La struttura di governance proposta prende ispirazione dai modelli dell’Agenzia Spaziale Europea (ESA) e del CERN, caratterizzati da una doppia rappresentanza. Da una parte, abbiamo un Consiglio in cui siedono i rappresentanti dei governi degli stati membri, e dall’altra, un organo che riflette la voce della comunità scientifica. Ad esempio, la Direttrice Generale del CERN Fabiola Gianotti è stata nominata dal consiglio scientifico del CERN con il benestare del Consiglio Rappresentativo degli Stati. Similmente, l’ESA si distingue per la sua natura policentrica, avendo sedi sparse in diversi paesi europei, ma mantenendo una governance che valorizza fortemente il contributo scientifico. Questo modello consente ai ricercatori di identificarsi con l’organizzazione su una scala che supera le affiliazioni nazionali o istituzionali locali, similmente a come i professionisti della NASA non si identificano primariamente con il loro stato di provenienza, ma con la missione dell’agenzia. L’obiettivo principale è la realizzazione concreta di progetti, dove le priorità sono stabilite dal raggiungimento dei risultati prefissati piuttosto che da equilibri di natura diversa.
E quale sarebbe l’impatto sull’industria farmaceutica?
Nei settori dove l’investimento industriale è scarso, l’impatto di un’infrastruttura dedicata alla ricerca su tematiche prioritarie sarebbe minimo per l’industria.
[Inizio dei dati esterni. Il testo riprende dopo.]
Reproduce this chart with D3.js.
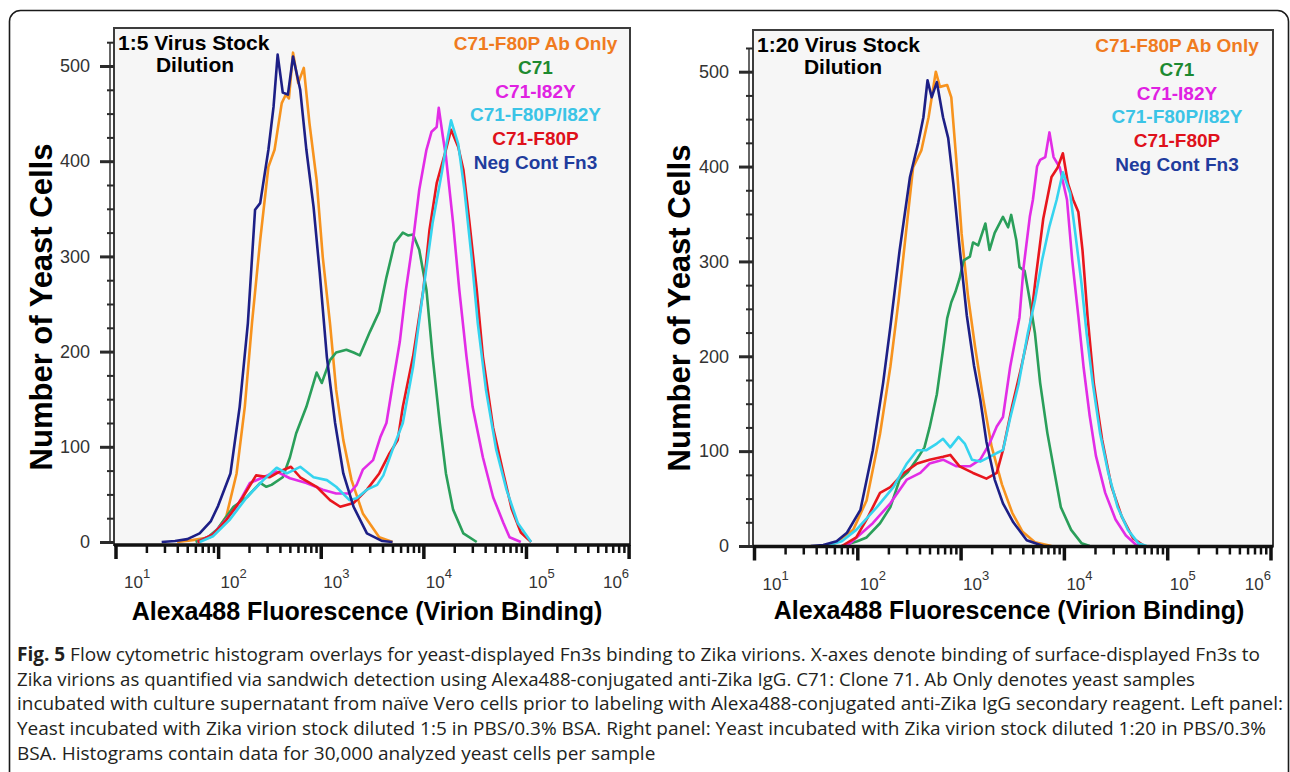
<!DOCTYPE html>
<html>
<head>
<meta charset="utf-8">
<script src="https://cdn.jsdelivr.net/npm/d3@7"></script>
<style>
  body { margin: 0; background: #fff; }
  svg { display: block; }
</style>
</head>
<body>
<svg id="fig" width="1290" height="772"></svg>
<script>
// series order as in the legend
const seriesNames = ['C71-F80P Ab Only', 'C71', 'C71-I82Y', 'C71-F80P/I82Y', 'C71-F80P', 'Neg Cont Fn3'];
const lineColors = ['#f7931e', '#2a9f5a', '#e22ce6', '#35d4ef', '#e8161d', '#1d1f86'];
const legendColors = ['#f07b1f', '#1d8a30', '#e021e2', '#3bc4e6', '#df111b', '#1f3c9d'];
const drawOrder = [0, 1, 2, 4, 3, 5];

const yMajor = [0, 100, 200, 300, 400, 500];
const yMinor = [25, 50, 75, 125, 150, 175, 225, 250, 275, 325, 350, 375, 425, 450, 475, 525];
const xDecades = [1e1, 1e2, 1e3, 1e4, 1e5, 1e6];

// [log10 fluorescence, number of cells]
// left panel: 1:5 dilution
const leftAbOnly = [[1.6,0],[1.75,2],[1.92,5],[2.0,14],[2.08,27],[2.18,72],[2.26,142],[2.33,230],[2.41,317],[2.49,394],[2.55,412],[2.62,461],[2.66,470],[2.69,466],[2.73,514],[2.78,482],[2.835,498],[2.89,440],[2.96,380],[3.02,299],[3.09,230],[3.15,160],[3.22,107],[3.30,65],[3.41,30],[3.57,5],[3.7,0]];
const leftC71 = [[1.78,0],[1.9,5],[1.99,13],[2.07,25],[2.15,37],[2.28,47],[2.41,62],[2.47,58],[2.52,60],[2.63,68],[2.70,89],[2.76,114],[2.86,142],[2.96,178],[3.01,167],[3.09,191],[3.15,199],[3.25,202],[3.32,199],[3.38,196],[3.48,221],[3.57,242],[3.64,278],[3.72,314],[3.80,325],[3.85,322],[3.90,323],[3.96,307],[4.03,265],[4.09,195],[4.16,125],[4.22,72],[4.29,34],[4.39,9],[4.52,0]];
const leftI82Y = [[1.8,0],[1.95,8],[2.05,20],[2.18,37],[2.31,62],[2.44,68],[2.57,74],[2.70,67],[2.86,62],[3.02,55],[3.15,51],[3.28,51],[3.35,60],[3.41,76],[3.51,86],[3.58,110],[3.64,125],[3.70,165],[3.77,210],[3.83,265],[3.90,317],[3.96,370],[4.03,412],[4.08,431],[4.13,436],[4.15,456],[4.19,426],[4.22,405],[4.29,335],[4.35,265],[4.42,195],[4.48,142],[4.58,89],[4.68,47],[4.78,20],[4.84,5],[4.95,0]];
const leftDual = [[1.82,0],[1.95,6],[2.11,23],[2.28,47],[2.44,65],[2.57,78],[2.67,72],[2.80,79],[2.93,68],[3.06,65],[3.15,58],[3.28,44],[3.35,46],[3.45,55],[3.55,60],[3.61,70],[3.70,97],[3.80,125],[3.90,184],[4.00,265],[4.09,335],[4.18,388],[4.22,415],[4.27,443],[4.34,418],[4.40,370],[4.47,299],[4.53,230],[4.61,160],[4.71,97],[4.81,55],[4.92,20],[5.05,0]];
const leftF80P = [[1.8,0],[1.95,8],[2.08,23],[2.24,47],[2.37,70],[2.50,68],[2.60,74],[2.71,79],[2.80,68],[2.96,58],[3.09,44],[3.19,37],[3.32,41],[3.45,55],[3.57,72],[3.67,93],[3.75,107],[3.80,142],[3.90,195],[4.00,265],[4.06,328],[4.13,377],[4.21,408],[4.27,433],[4.34,415],[4.39,391],[4.45,335],[4.52,265],[4.58,195],[4.68,120],[4.78,72],[4.86,35],[4.95,10],[5.05,0]];
const leftNeg = [[1.45,0],[1.58,1],[1.7,3],[1.82,9],[1.93,22],[2.0,38],[2.12,72],[2.21,142],[2.29,230],[2.36,349],[2.41,356],[2.49,412],[2.54,457],[2.58,512],[2.63,472],[2.68,470],[2.73,510],[2.80,475],[2.86,412],[2.93,352],[2.99,283],[3.06,194],[3.14,125],[3.22,72],[3.32,37],[3.45,9],[3.6,1],[3.7,0]];

// right panel: 1:20 dilution
const rightAbOnly = [[1.65,0],[1.77,2],[1.96,17],[2.09,48],[2.22,118],[2.32,189],[2.40,259],[2.46,319],[2.54,399],[2.62,417],[2.69,452],[2.76,500],[2.80,484],[2.87,486],[2.91,473],[2.96,405],[3.01,329],[3.07,265],[3.14,210],[3.22,154],[3.30,105],[3.40,65],[3.50,35],[3.60,15],[3.72,4],[3.88,0]];
const rightC71 = [[1.85,0],[2.0,5],[2.09,9],[2.22,24],[2.32,41],[2.41,70],[2.49,78],[2.58,92],[2.65,104],[2.70,125],[2.77,160],[2.83,207],[2.87,240],[2.91,257],[2.95,268],[2.99,282],[3.03,301],[3.09,305],[3.12,320],[3.17,317],[3.24,340],[3.28,312],[3.33,330],[3.41,347],[3.46,336],[3.49,349],[3.54,322],[3.57,294],[3.62,290],[3.67,259],[3.72,224],[3.77,172],[3.84,119],[3.91,77],[3.97,41],[4.07,17],[4.17,3],[4.25,0]];
const rightI82Y = [[1.85,0],[1.93,3],[2.15,24],[2.32,45],[2.48,70],[2.61,77],[2.70,87],[2.83,91],[2.96,84],[3.09,84],[3.19,91],[3.28,108],[3.35,126],[3.41,136],[3.48,189],[3.57,241],[3.61,294],[3.67,347],[3.70,365],[3.74,400],[3.77,407],[3.82,410],[3.86,436],[3.90,410],[3.96,399],[4.03,365],[4.08,302],[4.14,242],[4.19,189],[4.25,137],[4.31,95],[4.40,56],[4.50,28],[4.60,11],[4.70,1],[4.76,0]];
const rightDual = [[1.70,0],[1.85,5],[1.99,17],[2.19,41],[2.35,62],[2.48,87],[2.58,101],[2.67,101],[2.77,108],[2.83,113],[2.90,104],[2.98,115],[3.04,108],[3.11,91],[3.19,89],[3.28,94],[3.35,98],[3.41,101],[3.48,135],[3.56,170],[3.65,224],[3.72,259],[3.79,302],[3.86,337],[3.93,365],[3.99,394],[4.06,372],[4.11,330],[4.17,277],[4.22,224],[4.28,171],[4.35,119],[4.43,77],[4.52,41],[4.62,17],[4.72,3],[4.80,0]];
const rightF80P = [[1.85,0],[1.99,9],[2.10,30],[2.22,56],[2.32,62],[2.45,77],[2.58,87],[2.70,91],[2.83,94],[2.90,96],[2.99,84],[3.12,77],[3.25,71],[3.35,77],[3.41,101],[3.50,148],[3.58,185],[3.67,230],[3.73,285],[3.80,345],[3.88,389],[3.94,399],[3.99,414],[4.04,382],[4.09,365],[4.14,352],[4.18,312],[4.23,241],[4.29,171],[4.37,112],[4.46,63],[4.56,31],[4.67,8],[4.78,0]];
const rightNeg = [[1.55,0],[1.67,1],[1.80,5],[1.90,14],[2.03,38],[2.15,101],[2.25,172],[2.32,231],[2.41,312],[2.51,389],[2.59,425],[2.64,452],[2.68,491],[2.72,473],[2.77,489],[2.83,452],[2.88,430],[2.93,382],[2.99,315],[3.06,243],[3.13,190],[3.19,155],[3.25,110],[3.33,70],[3.41,45],[3.51,25],[3.64,6],[3.8,0]];

const captionLines = [
  'Flow cytometric histogram overlays for yeast-displayed Fn3s binding to Zika virions. X-axes denote binding of surface-displayed Fn3s to',
  'Zika virions as quantified via sandwich detection using Alexa488-conjugated anti-Zika IgG. C71: Clone 71. Ab Only denotes yeast samples',
  'incubated with culture supernatant from naïve Vero cells prior to labeling with Alexa488-conjugated anti-Zika IgG secondary reagent. Left panel:',
  'Yeast incubated with Zika virion stock diluted 1:5 in PBS/0.3% BSA. Right panel: Yeast incubated with Zika virion stock diluted 1:20 in PBS/0.3%',
  'BSA. Histograms contain data for 30,000 analyzed yeast cells per sample'
];

const svg = d3.select('#fig');
const sans = 'Liberation Sans, Arial, Helvetica, sans-serif';

// outer frame
svg.append('rect')
  .attr('x', 9.5).attr('y', 10.5)
  .attr('width', 1279).attr('height', 800)
  .attr('rx', 11)
  .attr('fill', 'none')
  .attr('stroke', '#1a1a1a')
  .attr('stroke-width', 1.6);

function drawPanel(p, series) {
  const g = svg.append('g');
  const x = d3.scaleLog().domain([10, 1e6]).range([p.xl, p.xr]);
  const y = d3.scaleLinear().domain([0, 500]).range([p.y0, p.y500]);

  g.append('rect')
    .attr('x', p.bl).attr('y', p.bt)
    .attr('width', p.br - p.bl).attr('height', p.bb - p.bt)
    .attr('fill', '#f6f6f6')
    .attr('stroke', '#3c3c3c')
    .attr('stroke-width', 2);

  const line = d3.line()
    .x(d => x(10 ** d[0]))
    .y(d => y(d[1]));

  drawOrder.forEach(i => {
    g.append('path')
      .datum(series[i])
      .attr('fill', 'none')
      .attr('stroke', lineColors[i])
      .attr('stroke-width', 2.6)
      .attr('stroke-linejoin', 'round')
      .attr('d', line);
  });

  // y axis
  g.append('line')
    .attr('x1', p.bl - 4).attr('x2', p.bl - 4)
    .attr('y1', y(0)).attr('y2', y(525))
    .attr('stroke', '#333').attr('stroke-width', 1.5);

  const yAx = g.append('g')
    .attr('transform', `translate(${p.bl},0)`)
    .call(d3.axisLeft(y).tickValues(yMajor).tickSize(14).tickPadding(10).tickFormat(d3.format('d')));
  yAx.select('.domain').remove();
  yAx.selectAll('.tick line').attr('stroke', '#2a2a2a').attr('stroke-width', 3);
  yAx.selectAll('.tick text')
    .attr('font-family', sans).attr('font-size', 18).attr('fill', '#333');

  const yMin = g.append('g')
    .attr('transform', `translate(${p.bl},0)`)
    .call(d3.axisLeft(y).tickValues(yMinor).tickSize(7).tickFormat(''));
  yMin.select('.domain').remove();
  yMin.selectAll('.tick line').attr('stroke', '#2a2a2a').attr('stroke-width', 2);

  // x axis
  const minors = x.ticks().filter(v => !xDecades.includes(v));
  const xMin = g.append('g')
    .attr('transform', `translate(0,${p.bb})`)
    .call(d3.axisBottom(x).tickValues(minors).tickSize(8).tickFormat(''));
  xMin.select('.domain').remove();
  xMin.selectAll('.tick line').attr('stroke', '#111').attr('stroke-width', 2.5);

  const xAx = g.append('g')
    .attr('transform', `translate(0,${p.bb})`)
    .call(d3.axisBottom(x).tickValues(xDecades).tickSize(14).tickFormat(''));
  xAx.select('.domain').remove();
  xAx.selectAll('.tick line').attr('stroke', '#111').attr('stroke-width', 3.5);
  xAx.selectAll('.tick text').each(function (d, i) {
    const t = d3.select(this)
      .attr('y', 43).attr('dy', 0)
      .attr('x', i === 0 ? 8 : (i === xDecades.length - 1 ? 0 : 2))
      .attr('text-anchor', i === xDecades.length - 1 ? 'end' : 'start')
      .attr('font-family', sans).attr('font-size', 17).attr('fill', '#333');
    t.append('tspan').text('10');
    t.append('tspan').attr('dy', -10).attr('font-size', 13).text(Math.round(Math.log10(d)));
  });

  g.append('line')
    .attr('x1', p.bl).attr('x2', p.br)
    .attr('y1', p.bb).attr('y2', p.bb)
    .attr('stroke', '#111').attr('stroke-width', 3.5);

  // titles
  g.append('text')
    .attr('transform', `translate(${p.ytx},${p.yty}) rotate(-90)`)
    .attr('text-anchor', 'middle')
    .attr('font-family', sans).attr('font-weight', 'bold').attr('font-size', 31)
    .text('Number of Yeast Cells');
  g.append('text')
    .attr('x', p.xtx).attr('y', p.xty)
    .attr('text-anchor', 'middle')
    .attr('font-family', sans).attr('font-weight', 'bold').attr('font-size', 25)
    .text('Alexa488 Fluorescence (Virion Binding)');

  g.append('text')
    .attr('x', p.bl + 4).attr('y', p.bt + 22)
    .attr('font-family', sans).attr('font-weight', 'bold').attr('font-size', 21)
    .text(p.label);
  g.append('text')
    .attr('x', p.dilX).attr('y', p.bt + 44)
    .attr('text-anchor', 'middle')
    .attr('font-family', sans).attr('font-weight', 'bold').attr('font-size', 21)
    .text('Dilution');

  g.append('g').selectAll('text')
    .data(seriesNames)
    .join('text')
    .attr('x', p.legX)
    .attr('y', (d, i) => p.bt + 22 + i * 23.8)
    .attr('text-anchor', 'middle')
    .attr('font-family', sans).attr('font-weight', 'bold').attr('font-size', 19)
    .attr('fill', (d, i) => legendColors[i])
    .text(d => d);
}

drawPanel(
  { bl: 114, br: 630, bt: 28, bb: 545, xl: 115.5, xr: 628.6, y0: 542, y500: 66,
    ytx: 52, yty: 307, xtx: 367, xty: 620, label: '1:5 Virus Stock', dilX: 195, legX: 535.5 },
  [leftAbOnly, leftC71, leftI82Y, leftDual, leftF80P, leftNeg]
);
drawPanel(
  { bl: 753, br: 1273, bt: 30, bb: 546.5, xl: 754, xr: 1270.5, y0: 546, y500: 71.7,
    ytx: 690, yty: 308, xtx: 1009, xty: 619, label: '1:20 Virus Stock', dilX: 843, legX: 1177 },
  [rightAbOnly, rightC71, rightI82Y, rightDual, rightF80P, rightNeg]
);

// caption; a line is squeezed only when it runs past the width it has in the figure
const capWidths = [1260, 1178, 1266, 1260, 1260];
const cap = svg.append('g')
  .attr('font-family', 'Open Sans, Noto Sans, sans-serif')
  .attr('font-size', 19)
  .attr('fill', '#231f20');
captionLines.forEach((s, i) => {
  const t = cap.append('text')
    .attr('x', 17).attr('y', 661 + i * 24.7);
  if (i === 0) {
    t.append('tspan').attr('font-weight', 'bold').text('Fig. 5');
    t.append('tspan').text(' ' + s);
  } else {
    t.text(s);
  }
  if (t.node().getComputedTextLength() > capWidths[i]) {
    t.attr('textLength', capWidths[i]).attr('lengthAdjust', 'spacingAndGlyphs');
  }
});
</script>
</body>
</html>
Anzi: tale infrastruttura, una volta definite le sue aree di interesse, cercherebbe attivamente collaborazioni con il settore privato. Un esempio riguarda l’ultimo vaccino COVID-19 approvato dall’EMA in Europa, sviluppato da Hipra, un’azienda (spagnola, ndr) originariamente del settore veterinario, con un investimento relativamente modesto. Ciò dimostra che è possibile una sinergia efficace tra ricerca pubblica e iniziative industriali, selezionando partner adeguati per ogni progetto specifico. Questo è anche un modo di rafforzare l’industria europea, un modo di fare politica industriale europea.